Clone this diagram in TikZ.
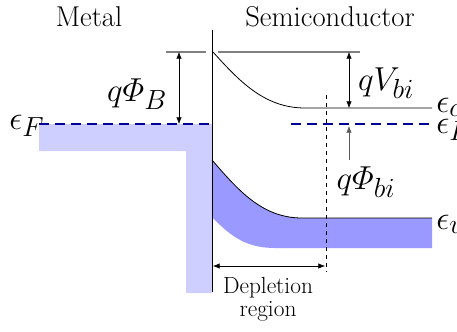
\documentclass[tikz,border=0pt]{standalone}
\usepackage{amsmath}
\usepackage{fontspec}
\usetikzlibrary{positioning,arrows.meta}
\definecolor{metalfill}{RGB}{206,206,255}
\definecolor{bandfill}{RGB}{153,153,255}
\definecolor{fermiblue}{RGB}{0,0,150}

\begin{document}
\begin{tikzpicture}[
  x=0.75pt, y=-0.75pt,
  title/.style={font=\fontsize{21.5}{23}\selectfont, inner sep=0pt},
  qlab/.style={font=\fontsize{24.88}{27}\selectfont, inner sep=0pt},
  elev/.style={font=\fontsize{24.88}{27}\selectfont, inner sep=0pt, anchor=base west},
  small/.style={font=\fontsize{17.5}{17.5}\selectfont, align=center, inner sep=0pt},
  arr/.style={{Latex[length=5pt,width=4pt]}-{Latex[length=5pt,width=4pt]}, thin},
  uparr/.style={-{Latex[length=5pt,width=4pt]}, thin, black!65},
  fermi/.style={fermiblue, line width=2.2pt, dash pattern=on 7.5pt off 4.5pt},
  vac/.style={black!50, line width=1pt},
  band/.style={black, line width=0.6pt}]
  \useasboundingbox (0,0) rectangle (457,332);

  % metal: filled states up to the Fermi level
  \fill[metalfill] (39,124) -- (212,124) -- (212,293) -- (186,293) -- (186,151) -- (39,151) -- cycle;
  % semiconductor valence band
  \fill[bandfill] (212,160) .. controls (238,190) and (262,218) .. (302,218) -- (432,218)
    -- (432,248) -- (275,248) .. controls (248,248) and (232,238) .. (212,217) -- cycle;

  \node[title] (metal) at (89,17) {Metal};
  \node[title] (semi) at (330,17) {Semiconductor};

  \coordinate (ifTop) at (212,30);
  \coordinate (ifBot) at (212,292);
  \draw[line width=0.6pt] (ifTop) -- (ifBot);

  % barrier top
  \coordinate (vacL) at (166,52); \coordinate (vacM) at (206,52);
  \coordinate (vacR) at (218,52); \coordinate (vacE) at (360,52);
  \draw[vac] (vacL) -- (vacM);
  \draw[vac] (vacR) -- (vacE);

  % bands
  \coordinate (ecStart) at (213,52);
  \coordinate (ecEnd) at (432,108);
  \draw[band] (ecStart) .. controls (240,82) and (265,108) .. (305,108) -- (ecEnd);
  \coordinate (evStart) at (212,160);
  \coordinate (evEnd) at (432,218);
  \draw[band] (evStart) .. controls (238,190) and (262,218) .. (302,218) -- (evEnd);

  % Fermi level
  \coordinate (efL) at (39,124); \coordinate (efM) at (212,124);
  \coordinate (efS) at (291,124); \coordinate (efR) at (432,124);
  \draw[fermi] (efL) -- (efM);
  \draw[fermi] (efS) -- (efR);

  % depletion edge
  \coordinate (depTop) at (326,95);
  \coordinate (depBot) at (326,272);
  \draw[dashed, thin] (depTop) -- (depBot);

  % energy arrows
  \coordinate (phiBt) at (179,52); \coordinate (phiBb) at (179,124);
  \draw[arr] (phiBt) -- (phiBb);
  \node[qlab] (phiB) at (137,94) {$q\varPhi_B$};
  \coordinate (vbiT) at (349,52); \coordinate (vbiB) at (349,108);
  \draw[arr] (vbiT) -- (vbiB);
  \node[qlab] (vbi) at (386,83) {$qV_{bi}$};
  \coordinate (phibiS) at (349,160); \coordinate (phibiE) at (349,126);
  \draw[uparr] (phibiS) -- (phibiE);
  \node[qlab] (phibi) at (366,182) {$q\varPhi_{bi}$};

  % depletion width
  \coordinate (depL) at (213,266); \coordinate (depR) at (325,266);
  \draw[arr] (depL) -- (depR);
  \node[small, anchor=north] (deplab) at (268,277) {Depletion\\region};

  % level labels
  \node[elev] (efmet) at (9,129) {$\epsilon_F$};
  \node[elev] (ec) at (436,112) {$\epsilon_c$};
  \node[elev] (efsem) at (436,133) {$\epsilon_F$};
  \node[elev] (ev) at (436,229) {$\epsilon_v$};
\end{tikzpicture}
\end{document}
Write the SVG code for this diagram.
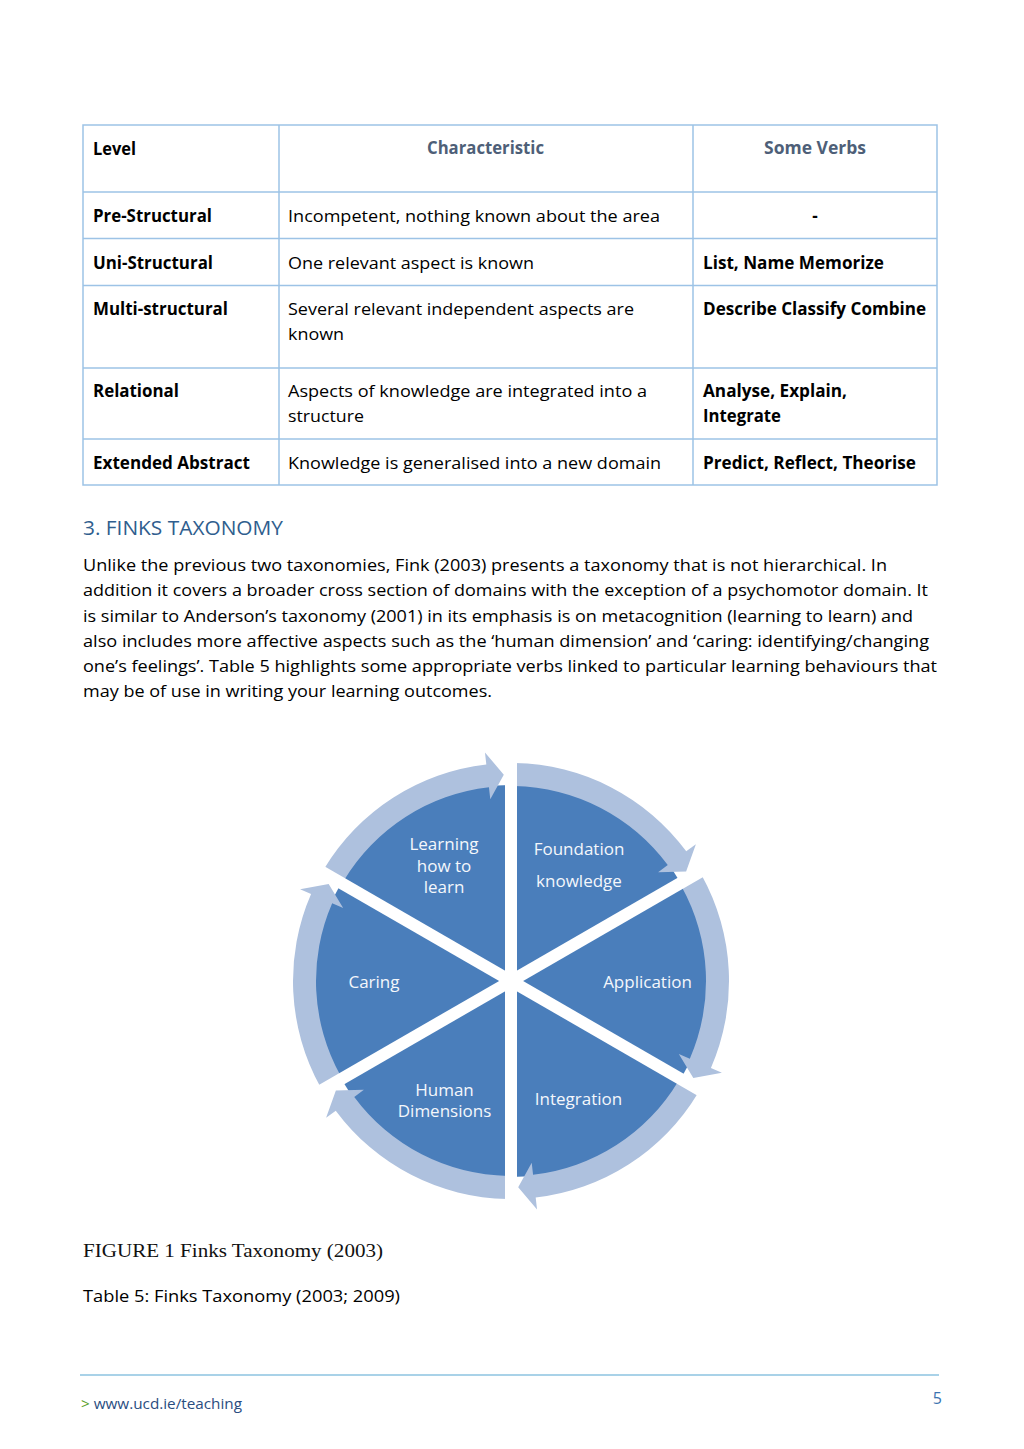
────────
● **Problem to work on**
Where a line of the material above holds the string "diagram", copy that line.

● **Solution to this problem**
Clone this diagram in TikZ.
Write the SVG code for this diagram.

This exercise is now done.